Hay ciertas cosas cuya cercanía disipa inquietudes y aporta la falsa sensación de que podemos controlarlo todo. Objetos, personas, animales, canciones, libros, paisajes… y hasta ciudades. Suelen coincidir con nuestro lugar de origen: lo primero que vimos de este vasto mundo. Cuando llegamos a conocer otras localidades casi tan bien como la nuestra, extendemos esa tela de araña de refugios que significan algo para nosotros.
En mi caso, entre todos esos lugares tengo que destacar uno. No es donde he pasado más tiempo, pero sí con el que guardo un inefable nexo. Además de deber mi propio nombre a la carismática Venecia, me veo obligado a visitarla cada dos años, durante su célebre bienal de arquitectura. Cuando me instalé en Dijon por primera vez, el vértigo experimentado por abandonar mi país sin billete de vuelta quedó compensado, en parte, por el hallazgo de un mágico tren nocturno que une la ciudad de la mostaza con la de los canales. Y cuando la vida me ofreció mudarme a Lyon, me sedujo contar con un aeropuerto separado de Venecia por una escasa hora de vuelo.
Suelo ir en otoño, cuando el húmedo frío y los cortos días disuaden eficazmente a los turistas. La ciudad aparece ante nosotros escondida tras una espesa bruma. A medida que se aproxima el barco que cogimos en el aeropuerto, vemos cómo los campanarios sobresalen de una informe masa que flota sobre la laguna. Mientras la niebla nos envuelve, distinguimos la silueta de los edificios. Cuando el barco atraca en Fondamente Nove, tenemos la impresión de estar atrapados en uno de esos sueños lúcidos de los que nunca queremos despertar.

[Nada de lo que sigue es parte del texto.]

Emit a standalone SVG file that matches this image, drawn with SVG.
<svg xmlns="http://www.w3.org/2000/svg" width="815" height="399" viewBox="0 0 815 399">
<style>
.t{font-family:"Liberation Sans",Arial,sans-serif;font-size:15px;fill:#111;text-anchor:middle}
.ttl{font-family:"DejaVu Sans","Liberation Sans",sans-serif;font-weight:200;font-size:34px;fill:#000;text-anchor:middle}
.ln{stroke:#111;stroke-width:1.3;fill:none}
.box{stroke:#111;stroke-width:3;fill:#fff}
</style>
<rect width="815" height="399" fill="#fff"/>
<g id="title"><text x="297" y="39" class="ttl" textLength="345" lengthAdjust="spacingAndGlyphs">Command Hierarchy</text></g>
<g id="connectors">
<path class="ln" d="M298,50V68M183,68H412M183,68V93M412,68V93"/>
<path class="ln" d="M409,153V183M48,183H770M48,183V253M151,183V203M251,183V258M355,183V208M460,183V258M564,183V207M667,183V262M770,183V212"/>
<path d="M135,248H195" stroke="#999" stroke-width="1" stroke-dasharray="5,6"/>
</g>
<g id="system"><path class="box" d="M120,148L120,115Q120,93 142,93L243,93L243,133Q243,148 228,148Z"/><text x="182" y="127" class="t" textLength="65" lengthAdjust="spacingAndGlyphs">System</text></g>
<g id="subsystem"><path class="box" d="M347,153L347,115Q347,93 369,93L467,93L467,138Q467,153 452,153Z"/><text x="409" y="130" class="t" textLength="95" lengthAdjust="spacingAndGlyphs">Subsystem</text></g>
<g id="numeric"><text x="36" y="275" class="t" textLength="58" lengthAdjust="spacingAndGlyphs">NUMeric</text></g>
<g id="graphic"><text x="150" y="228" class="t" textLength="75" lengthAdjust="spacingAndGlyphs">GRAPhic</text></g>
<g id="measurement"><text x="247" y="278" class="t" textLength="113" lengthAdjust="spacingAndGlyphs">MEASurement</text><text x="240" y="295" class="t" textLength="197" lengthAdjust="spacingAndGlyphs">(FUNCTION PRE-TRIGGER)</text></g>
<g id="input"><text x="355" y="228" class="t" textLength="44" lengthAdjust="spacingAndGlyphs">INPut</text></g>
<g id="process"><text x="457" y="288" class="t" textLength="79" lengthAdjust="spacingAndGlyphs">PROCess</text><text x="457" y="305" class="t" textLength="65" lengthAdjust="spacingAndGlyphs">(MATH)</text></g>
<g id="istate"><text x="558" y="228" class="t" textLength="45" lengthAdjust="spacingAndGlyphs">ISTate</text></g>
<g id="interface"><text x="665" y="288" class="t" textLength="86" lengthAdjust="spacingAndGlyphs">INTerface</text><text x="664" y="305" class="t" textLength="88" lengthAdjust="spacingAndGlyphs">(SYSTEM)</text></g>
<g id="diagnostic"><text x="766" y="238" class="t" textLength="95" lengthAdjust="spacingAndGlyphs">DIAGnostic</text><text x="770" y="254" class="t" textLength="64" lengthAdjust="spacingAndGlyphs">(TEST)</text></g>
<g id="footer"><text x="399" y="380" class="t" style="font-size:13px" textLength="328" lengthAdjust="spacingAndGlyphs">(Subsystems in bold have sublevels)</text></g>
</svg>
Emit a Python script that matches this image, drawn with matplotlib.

Visitar una ciudad en más de una ocasión, lejos de ser repetitivo, nos permite dejar a un lado los principales reclamos y descubrir sus verdaderas entrañas. Como parte de esa inmersión, me gusta vagar sin rumbo por sus calles en busca de los comercios que dan forma a la vida cotidiana. Cuando doy con una librería, el placer es doble, pues reencuentro la seguridad que da un rincón familiar. En Venecia, los libros abundan en torno a la universidad de Ca Foscari, donde destacan las librerías Cafoscarina o Toletta, una de las más grandes, donde podemos encontrar casi de todo, perdernos entre sus estantes y respirar un aire que solo encontramos en ciertos templos. El encanto del barrio de Dorsoduro nos invita a comprar un libro y sentarnos a leer en la terraza de alguna de sus plazas. Un buen plan es detenerse en el Campo San Barnaba, frente al canal en donde cayó la enamorada Jane (Katharine Hepburn) en Locuras de verano (David Lean, 1955), o en el Campo Santa Margherita, el mejor lugar donde tomar un Spritz, el irresistible cóctel local, durante el aperitivo de las siete.

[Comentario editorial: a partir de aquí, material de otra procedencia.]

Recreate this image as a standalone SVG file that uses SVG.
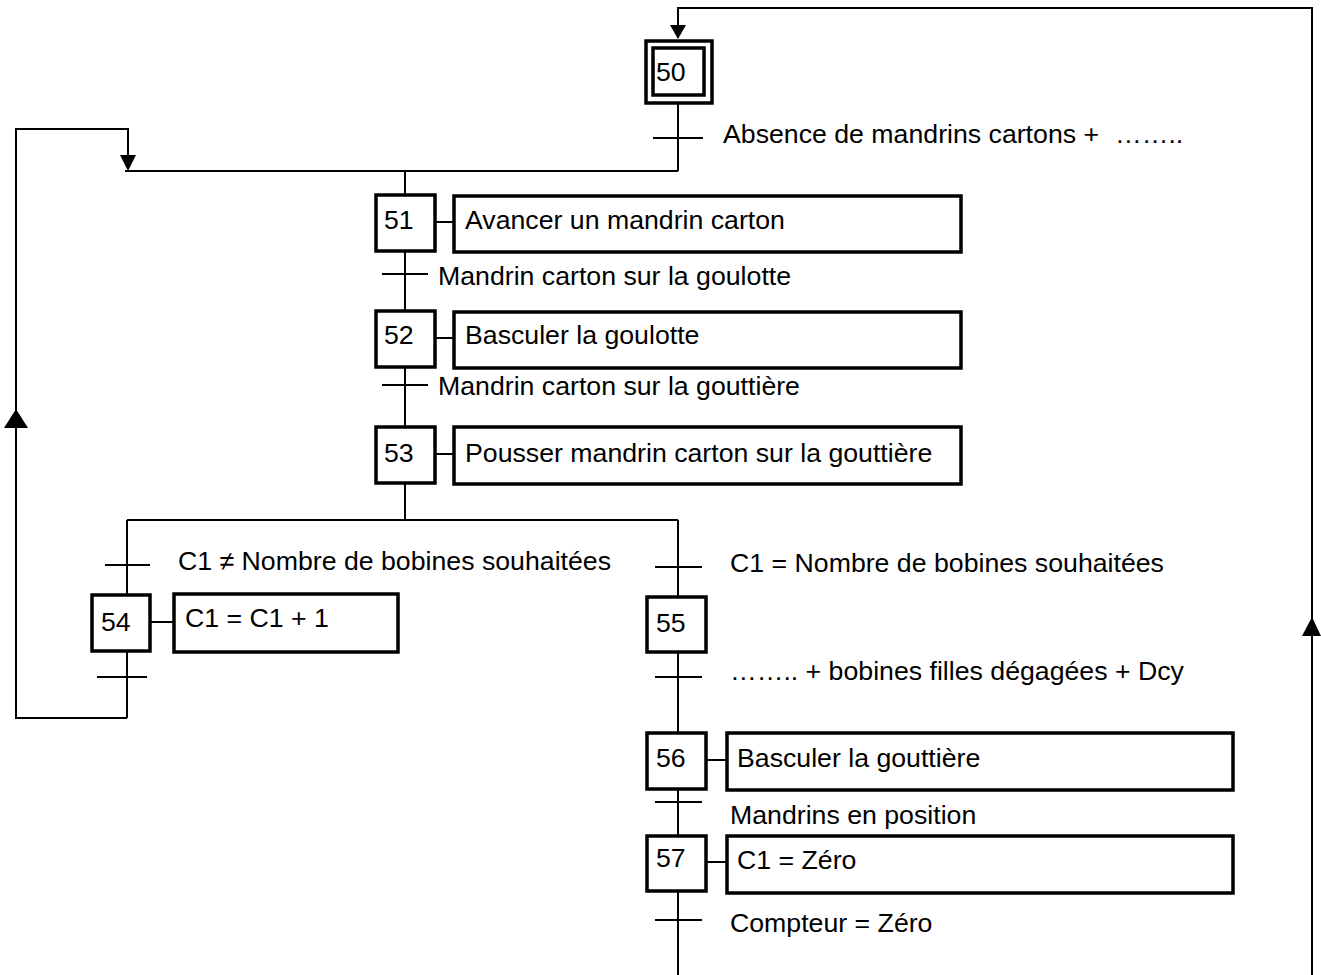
<svg xmlns="http://www.w3.org/2000/svg" width="1321" height="975" viewBox="0 0 1321 975">
<style>
  .bg{fill:#fff}
  .step{fill:#fff;stroke:#000;stroke-width:3.5}
  .act{fill:#fff;stroke:#000;stroke-width:3.5}
  .ln{fill:none;stroke:#000;stroke-width:2}
  .tr{stroke:#000;stroke-width:2}
  .arrow{fill:#000}
  text{font-family:"Liberation Sans",Arial,sans-serif;font-size:26.7px;fill:#000}
</style>
<rect class="bg" x="0" y="0" width="1321" height="975"/>
<g id="connectors">
  <path class="ln" d="M1312,975 V8 H678 V38"/>
  <path class="ln" d="M678,103 V171 M125,171 H678 M405,171 V195"/>
  <path class="ln" d="M127,718 H16 V129 H128 V158"/>
  <path class="ln" d="M405,251 V311 M405,367 V427 M405,483 V520 M127,520 H678"/>
  <path class="ln" d="M127,520 V595 M127,651 V718"/>
  <path class="ln" d="M678,520 V597 M678,652 V733 M678,789 V836 M678,891 V975"/>
  <path class="ln" d="M435,222 H454 M435,338 H454 M435,454 H454 M150,622 H174 M706,760 H727 M706,862 H727"/>
  <polygon class="arrow" points="670,25 686,25 678,39"/>
  <polygon class="arrow" points="120,155 136,155 128,171"/>
  <polygon class="arrow" points="4,428 28,428 16,409"/>
  <polygon class="arrow" points="1302,636 1321,636 1312,617"/>
</g>
<g id="transitions">
  <line class="tr" x1="653" y1="138" x2="703" y2="138"/>
  <text x="723" y="143">Absence de mandrins cartons +<tspan x="1115">……..</tspan></text>
  <line class="tr" x1="382" y1="274" x2="428" y2="274"/>
  <text x="438" y="285">Mandrin carton sur la goulotte</text>
  <line class="tr" x1="382" y1="385" x2="428" y2="385"/>
  <text x="438" y="395">Mandrin carton sur la gouttière</text>
  <line class="tr" x1="105" y1="565" x2="150" y2="565"/>
  <text x="178" y="570">C1 ≠ Nombre de bobines souhaitées</text>
  <line class="tr" x1="97" y1="677" x2="147" y2="677"/>
  <line class="tr" x1="655" y1="567" x2="702" y2="567"/>
  <text x="730" y="572">C1 = Nombre de bobines souhaitées</text>
  <line class="tr" x1="655" y1="677" x2="702" y2="677"/>
  <text x="730" y="680">…….. + bobines filles dégagées + Dcy</text>
  <line class="tr" x1="655" y1="802" x2="702" y2="802"/>
  <text x="730" y="824">Mandrins en position</text>
  <line class="tr" x1="655" y1="920" x2="702" y2="920"/>
  <text x="730" y="932">Compteur = Zéro</text>
</g>
<g id="step50">
  <rect class="step" x="646" y="41" width="66" height="62"/>
  <rect class="step" x="653" y="48" width="51" height="47" stroke-width="3"/>
  <text x="656" y="81">50</text>
</g>
<g id="step51">
  <rect class="step" x="376" y="195" width="59" height="56"/>
  <text x="384" y="229">51</text>
  <rect class="act" x="454" y="196" width="507" height="56"/>
  <text x="465" y="229">Avancer un mandrin carton</text>
</g>
<g id="step52">
  <rect class="step" x="376" y="311" width="59" height="56"/>
  <text x="384" y="344">52</text>
  <rect class="act" x="454" y="312" width="507" height="56"/>
  <text x="465" y="344">Basculer la goulotte</text>
</g>
<g id="step53">
  <rect class="step" x="376" y="427" width="59" height="56"/>
  <text x="384" y="462">53</text>
  <rect class="act" x="454" y="427" width="507" height="57"/>
  <text x="465" y="462">Pousser mandrin carton sur la gouttière</text>
</g>
<g id="step54">
  <rect class="step" x="92" y="595" width="58" height="56"/>
  <text x="101" y="631">54</text>
  <rect class="act" x="174" y="594" width="224" height="58"/>
  <text x="185" y="627">C1 = C1 + 1</text>
</g>
<g id="step55">
  <rect class="step" x="647" y="597" width="59" height="55"/>
  <text x="656" y="632">55</text>
</g>
<g id="step56">
  <rect class="step" x="647" y="733" width="59" height="56"/>
  <text x="656" y="767">56</text>
  <rect class="act" x="727" y="733" width="506" height="57"/>
  <text x="737" y="767">Basculer la gouttière</text>
</g>
<g id="step57">
  <rect class="step" x="647" y="836" width="59" height="55"/>
  <text x="656" y="867">57</text>
  <rect class="act" x="727" y="836" width="506" height="57"/>
  <text x="737" y="869">C1 = Zéro</text>
</g>
</svg>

Otro rincón imprescindible para los bibliófilos venecianos es la librería Acqua Alta, que comparte nombre con las mareas que inundan la ciudad, y el propio local, durante los meses invernales. Por eso los libros descansan aquí sobre góndolas, bañeras o barcas. Estrechas salas dan cabida a variopintos volúmenes de segunda mano, que se agolpan hasta el techo. Si conseguimos sortear los atascos de turistas y curiosos, nos encontraremos con una merecida recompensa: un pequeño embarcadero en donde sentarnos a leer sobre una góndola. Pero el que podía haber sido un rincón evocador se ha convertido en el enésimo lugar donde hacer la foto de turno y donde lo último que haríamos sería abrir un libro. También hay un pequeño patio, donde una escalera formada por libros nos permite acceder a lo alto de una tapia y descubrir las vistas sobre el canal cercano. El olor a humedad y a papel mojado no nos invita a permanecer mucho tiempo, el justo para admirar la poesía de un rincón inesperado.
Esta atípica librería y la propia Venecia forman parte de esos mágicos lugares alejados en el tiempo y el espacio, suspendidos en un indefinible limbo que nos aporta seguridad y que no queremos abandonar. Como todo libro. Como toda biblioteca.